> What you should do
Return the number of lines holding "this", with nothing added.

> Working data

(begin)

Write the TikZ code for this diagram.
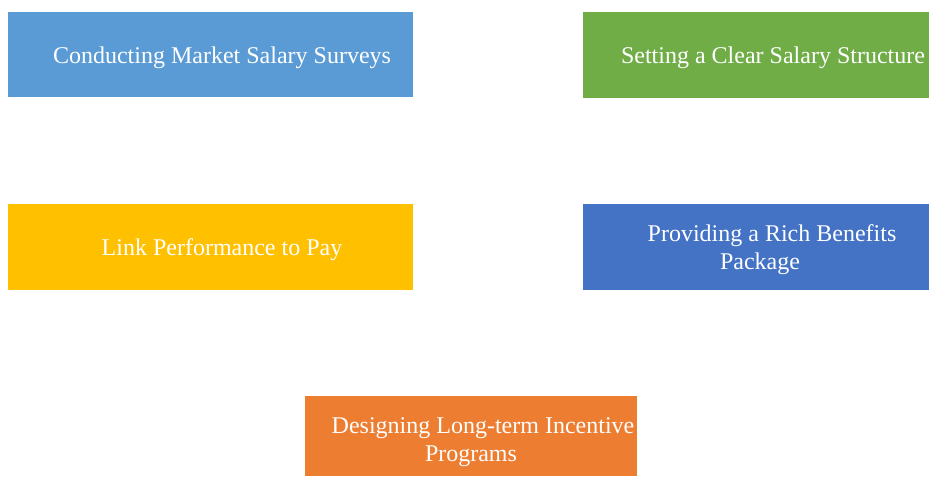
\documentclass[tikz,border=0pt]{standalone}
\usepackage{fontspec}
\setmainfont{Liberation Serif}
\usepackage{tikz}

\definecolor{surveyblue}{HTML}{5B9BD5}
\definecolor{structgreen}{HTML}{70AD47}
\definecolor{payyellow}{HTML}{FFC000}
\definecolor{benefitblue}{HTML}{4472C4}
\definecolor{incentorange}{HTML}{ED7D31}

\tikzset{
    box/.style={rectangle,anchor=north west,inner sep=0pt,outer sep=0pt},
    lbl/.style={text=white,align=center,inner sep=0pt,font=\fontsize{24}{28}\selectfont}
}

\begin{document}
\begin{tikzpicture}[x=1pt,y=-1pt]
    \useasboundingbox (0,0) rectangle (929,477);
    \node[box,fill=surveyblue,minimum width=405pt,minimum height=85pt] (survey) at (8,12) {};
    \node[box,fill=structgreen,minimum width=346pt,minimum height=86pt] (structure) at (583,12) {};
    \node[box,fill=payyellow,minimum width=405pt,minimum height=86pt] (pay) at (8,204) {};
    \node[box,fill=benefitblue,minimum width=346pt,minimum height=86pt] (benefits) at (583,204) {};
    \node[box,fill=incentorange,minimum width=332pt,minimum height=80pt] (incentive) at (305,396) {};
    \node[lbl] (surveytext) at (222,58) {Conducting Market Salary Surveys};
    \node[lbl] (structuretext) at (773,58) {Setting a Clear Salary Structure};
    \node[lbl] (paytext) at (222,250) {Link Performance to Pay};
    \node[lbl] (benefitstext) at (772,250) {Providing a Rich Benefits\\Package\hspace*{24pt}};
    \node[lbl] (incentivetext) at (483,442) {Designing Long-term Incentive\\Programs\hspace*{24pt}};
\end{tikzpicture}
\end{document}
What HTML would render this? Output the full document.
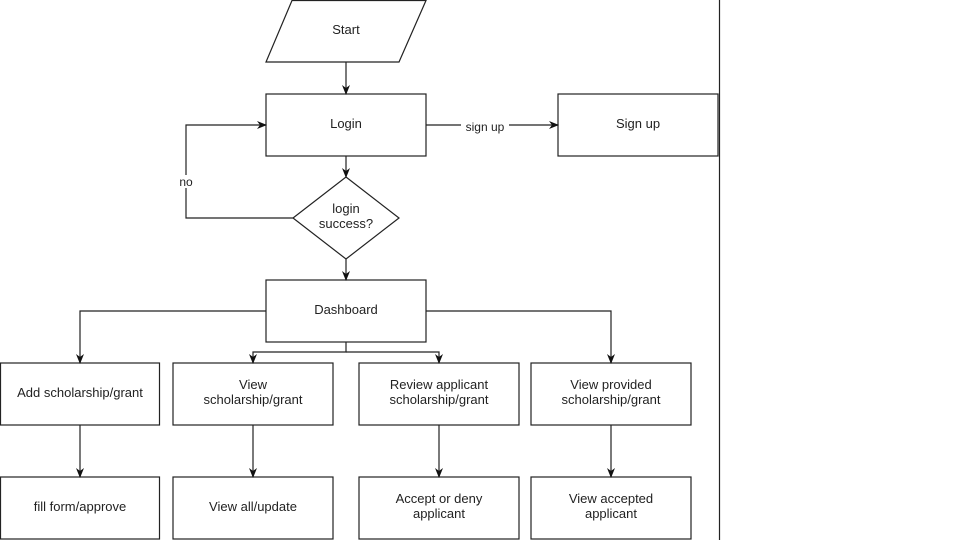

(end)

> Output
2